Ah18g and  Ah08g, and not the 06610(random string in the current annotation) part, were our clues, only if they were in the same family tree. We also checked if there were orthologs in aradu and araip chr08 as closer members in the tree to support the clue. Basically it would help us eliminate those genes in the tree  located on chr09 or chr05 which is not possible now. Our last checking was going to GCV and checking the relative location, coordinates on the chr. As long as the chr# shows up in three gene-ids it helps unnecessary further checking.

Currently, Cajca, Cicar, Arahy/du/ip do not have the chr# info in the trees. A not so exact example of which spp do not have chr# in gene models: https://legacy.legumeinfo.org/chado_phylotree/legfed_v1_0.L_0YC55C

On 3/2/23 5:42 PM, adf-ncgr wrote:

FWIW, I'm planning to use names like "Ah18g066100" in the new annotations, but I don't think we ought to retrofit the old ones, too many things outside LIS already using the given names. But you still won't be able to assume Ah08g066100 is the homoeolog of Ah18g066100 ...

— Reply to this email directly, view it on GitHub https://github.com/legumeinfo/datastore-issues/issues/157#issuecomment-1452731064, or unsubscribe https://github.com/notifications/unsubscribe-auth/AA4A462KRSWFSPD5FW6V6JDW2EV6XANCNFSM6AAAAAAVN35NLU. You are receiving this because you were mentioned.Message ID: @.***>

adf-ncgr commented 1 year ago

I see, I misunderstood the last part of your message about writing instructions for identifying homoeologs. In any case, we agree that the benefits of semantically semi-transparent ids in this case outweigh their risks (e.g. that they become obsolete as assemblies/annotations change).

StevenCannon-USDA commented 1 year ago

Not hearing any clear "Nays", I'll plan to tackle the renaming -- probably later in the month, after finishing some other projects. It will be a moderately big job, since it will affect chromosome prefixes in the assembly and annotation files, and for other files with features mapped onto the assemblies. (Actually, I will do some preparatory work now, as I work on the hypogaea annotations and the Arachis pan-genes; but that will go initially into "private").
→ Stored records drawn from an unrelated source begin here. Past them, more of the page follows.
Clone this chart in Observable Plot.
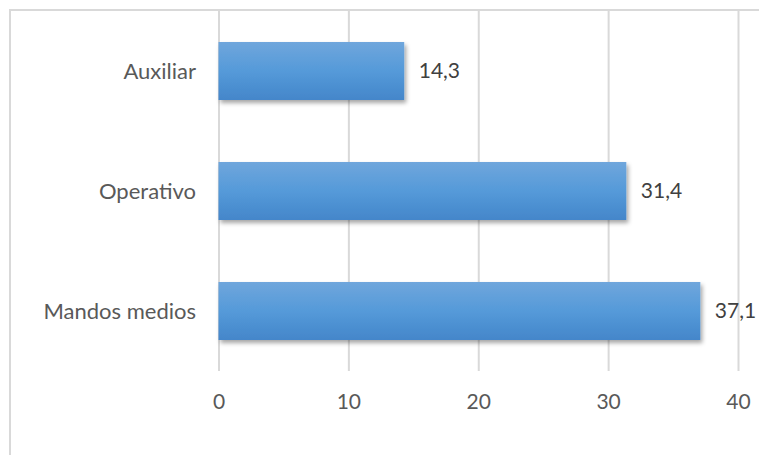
<!DOCTYPE html>
<html>
<head>
<meta charset="utf-8">
<script src="https://cdn.jsdelivr.net/npm/d3@7"></script>
<script src="https://cdn.jsdelivr.net/npm/@observablehq/plot@0.6"></script>
<style>
  html, body { margin: 0; padding: 0; background: #fff; overflow: hidden; }
  #wrap { position: relative; width: 759px; height: 455px; }
  #frame { position: absolute; left: 9px; top: 9px; width: 800px; height: 500px;
           border-left: 2px solid #d9d9d9; border-top: 2px solid #d9d9d9; }
  #chart { position: absolute; left: 0; top: 0; }
</style>
</head>
<body>
<div id="wrap"><div id="frame"></div><div id="chart"></div></div>
<script>
const categories = ["Mandos medios", "Operativo", "Auxiliar"];
const values = [37.1, 31.4, 14.3];
const order = ["Auxiliar", "Operativo", "Mandos medios"];
const xTicks = [0, 10, 20, 30, 40];

const data = categories.map((c, i) => ({category: c, value: values[i]}));
const fmt = v => v.toFixed(1).replace(".", ",");

const defs = () => {
  const d = d3.create("svg:defs");
  const g = d.append("linearGradient").attr("id", "barGrad")
    .attr("x1", 0).attr("y1", 0).attr("x2", 0).attr("y2", 1);
  g.append("stop").attr("offset", "0%").attr("stop-color", "#6fa6dc");
  g.append("stop").attr("offset", "50%").attr("stop-color", "#559ad9");
  g.append("stop").attr("offset", "100%").attr("stop-color", "#4486ca");
  const f = d.append("filter").attr("id", "shadow")
    .attr("x", "-10%").attr("y", "-20%").attr("width", "130%").attr("height", "160%");
  f.append("feDropShadow").attr("dx", 2).attr("dy", 3).attr("stdDeviation", 2)
    .attr("flood-color", "#000").attr("flood-opacity", 0.35);
  return d.node();
};

const chart = Plot.plot({
  width: 759,
  height: 455,
  marginLeft: 218.5,
  marginRight: 21,
  marginTop: 10,
  marginBottom: 84,
  style: {fontFamily: "Lato", fontSize: "22px", color: "#595959", background: "transparent", overflow: "visible"},
  x: {domain: [0, 40], label: null},
  y: {domain: order, paddingInner: 0.52, paddingOuter: 0.26, label: null},
  marks: [
    defs,
    Plot.ruleX(xTicks, {stroke: "#d9d9d9", strokeWidth: 2}),
    Plot.barX(data, {x: "value", y: "category", fill: "url(#barGrad)"}),
    Plot.text(data, {x: "value", y: "category", text: d => fmt(d.value), textAnchor: "start", dx: 14, fill: "#404040", fontSize: 21}),
    Plot.axisX({ticks: xTicks, tickSize: 0, tickPadding: 23, fontSize: 21, fill: "#595959"}),
    Plot.axisY({tickSize: 0, tickPadding: 23, fontSize: 22, fill: "#595959"})
  ]
});
d3.select(chart).selectAll("g[aria-label='bar'] rect").attr("filter", "url(#shadow)");
document.getElementById("chart").appendChild(chart);
</script>
</body>
</html>
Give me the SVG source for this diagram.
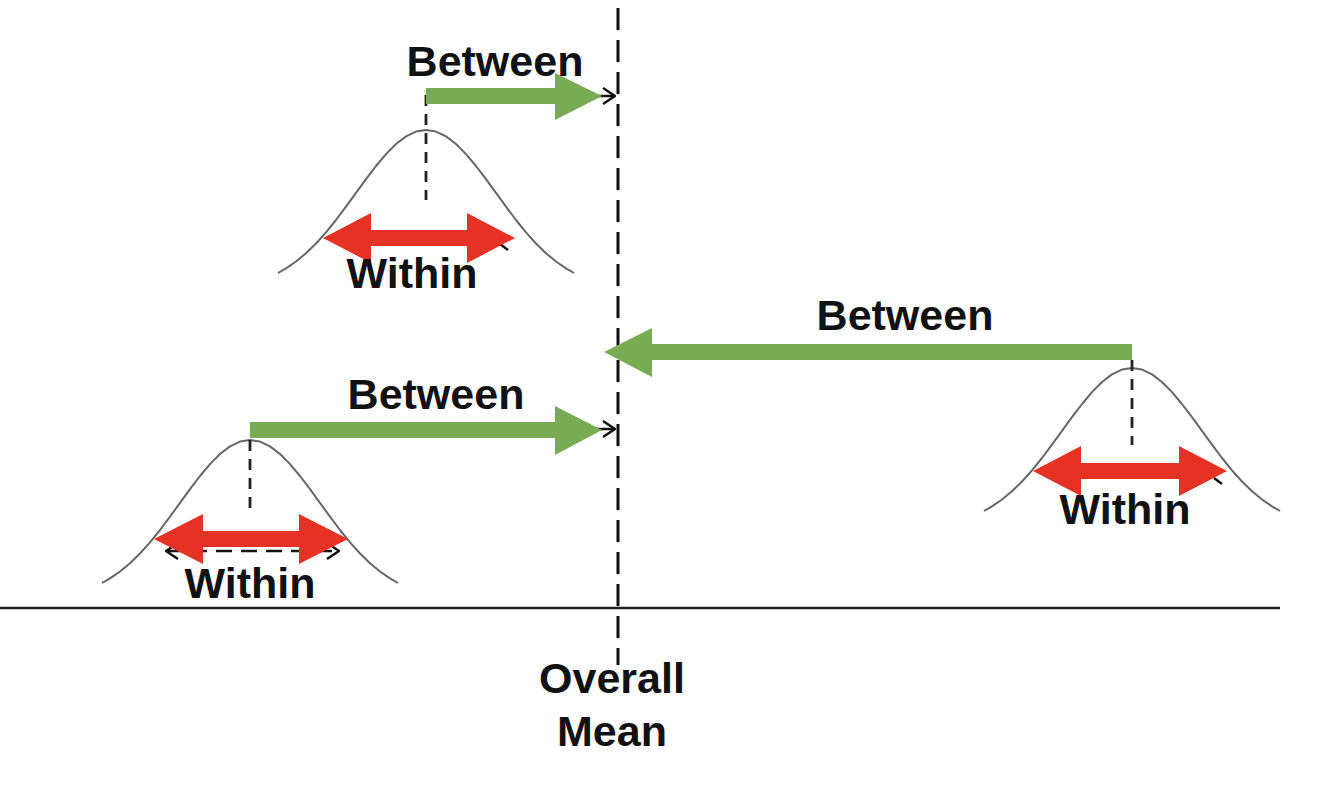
<svg xmlns="http://www.w3.org/2000/svg" width="1334" height="786" viewBox="0 0 1334 786">
<style>
.lbl{font-family:"Liberation Sans",Arial,sans-serif;font-weight:bold;font-size:43px;fill:#111;text-anchor:middle}
.curve{fill:none;stroke:#666;stroke-width:2;stroke-linejoin:round}
.mean{stroke:#222;stroke-width:2.8;stroke-dasharray:11 8;fill:none}
.within{fill:#E63224}
.between{fill:#79AC52}
.thin{stroke:#111;stroke-width:2.5;fill:none}
</style>
<defs>
<path id="bell" d="M -148,143 L -140,138.3 -130,131.5 -120,123.2 -110,113.5 -100,102.3 -90,90 -80,76.7 -70,62.9 -60,49.2 -50,36 -40,24.1 -30,14 -20,6.4 -10,1.6 0,0 10,1.6 20,6.4 30,14 40,24.1 50,36 60,49.2 70,62.9 80,76.7 90,90 100,102.3 110,113.5 120,123.2 130,131.5 140,138.3 148,143"/>
<marker id="chev" viewBox="0 0 14 18" refX="13" refY="9" markerWidth="14" markerHeight="18" markerUnits="userSpaceOnUse" orient="auto-start-reverse">
<path d="M1,1 L13,9 L1,17" fill="none" stroke="#111" stroke-width="2.5"/>
</marker>
</defs>
<rect width="1334" height="786" fill="#fff"/>

<g id="axis">
<line x1="0" y1="608" x2="1280" y2="608" stroke="#222" stroke-width="2.5"/>
</g>

<g id="overall-mean">
<line x1="618" y1="8" x2="618" y2="665" stroke="#111" stroke-width="3" stroke-dasharray="22 10"/>
<text class="lbl" x="612" y="693">Overall</text>
<text class="lbl" x="612" y="746">Mean</text>
</g>

<g id="group1">
<use href="#bell" class="curve" transform="translate(426,130)"/>
<line class="mean" x1="426" y1="95" x2="426" y2="200"/>
<line class="thin" x1="500" y1="244" x2="508" y2="250"/>
<polygon class="within" points="323,238 371,213 371,230 467,230 467,213 515,238 467,263 467,246 371,246 371,263"/>
<text class="lbl" x="412" y="288">Within</text>
</g>

<g id="group2">
<use href="#bell" class="curve" transform="translate(250,440)"/>
<line class="mean" x1="250" y1="440" x2="250" y2="515"/>
<line class="thin" x1="166" y1="551" x2="339" y2="551" stroke-dasharray="16 9" stroke-width="3" marker-start="url(#chev)" marker-end="url(#chev)"/>
<polygon class="within" points="154,539 203,514 203,531 299,531 299,514 348,539 299,564 299,547 203,547 203,564"/>
<text class="lbl" x="250" y="598">Within</text>
</g>

<g id="group3">
<use href="#bell" class="curve" transform="translate(1132,368)"/>
<line class="mean" x1="1132" y1="360" x2="1132" y2="445"/>
<line class="thin" x1="1214" y1="478" x2="1222" y2="484"/>
<polygon class="within" points="1033,471 1081,446 1081,463 1179,463 1179,446 1227,471 1179,496 1179,479 1081,479 1081,496"/>
<text class="lbl" x="1125" y="524">Within</text>
</g>

<g id="connectors">
<line class="thin" x1="430" y1="96" x2="615" y2="96" marker-end="url(#chev)"/>
<polygon class="between" points="426,88 555,88 555,73 602,96 555,120 555,104 426,104"/>
<text class="lbl" x="495" y="76">Between</text>

<line class="thin" x1="254" y1="429" x2="615" y2="429" marker-end="url(#chev)"/>
<polygon class="between" points="250,422 555,422 555,406 602,430 555,455 555,438 250,438"/>
<text class="lbl" x="436" y="409">Between</text>

<polygon class="between" points="1132,344 652,344 652,328 604,352 652,377 652,360 1132,360"/>
<text class="lbl" x="905" y="330">Between</text>
</g>
</svg>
adf-ncgr commented 1 year ago

speaking of work on the hypogaea/annotations and pangenes, I have a GCV that includes the new and old Tifrunner as well as the NCBI version of Tifrunner.gnm1 annotations and BaileyII. Will probably get the old version of the diploids in as well. Any other genomes you are planning to include in the pangenes?

StevenCannon-USDA commented 1 year ago

@adf-ncgr I am working on the NCBI version of Tifrunner.gnm1 annotations and BaileyII as we speak. They should be souschef-ified by EOD. Will then run them through pandagma, along with your Tifrunner.gnm2.ann2 candidate. I propose to demote singleton gnm2.ann2 models to "low-confidence." Separate thread though :-)

adf-ncgr commented 1 year ago

PS. this nascent GCV is based on assignment of the protein-coding genes to the legfed gene families. There are some interesting differences among the various annotation sets, concerning which I have a long email in progress (but the hijacker in me couldn't resist the opportunity to entangle this thread a bit)

StevenCannon-USDA commented 1 year ago

The conversion is started. The first assembly to get updated chromosome prefixes (Arahy.01 => chr01) is Arachis/hypogaea/genomes/Tifrunner.gnm2.J5K5/ ... for correspondence with the new annotations at Tifrunner.gnm2.ann2.PVFB/

Some relationships will be broken until the prefixes in all of the assemblies and annotations are updated and consistent. Heads-up to @sdash-github , @adf-ncgr , @sammyjava

adf-ncgr commented 1 year ago

Tifrunner.gnm2.ann1.4K0L is among the broken.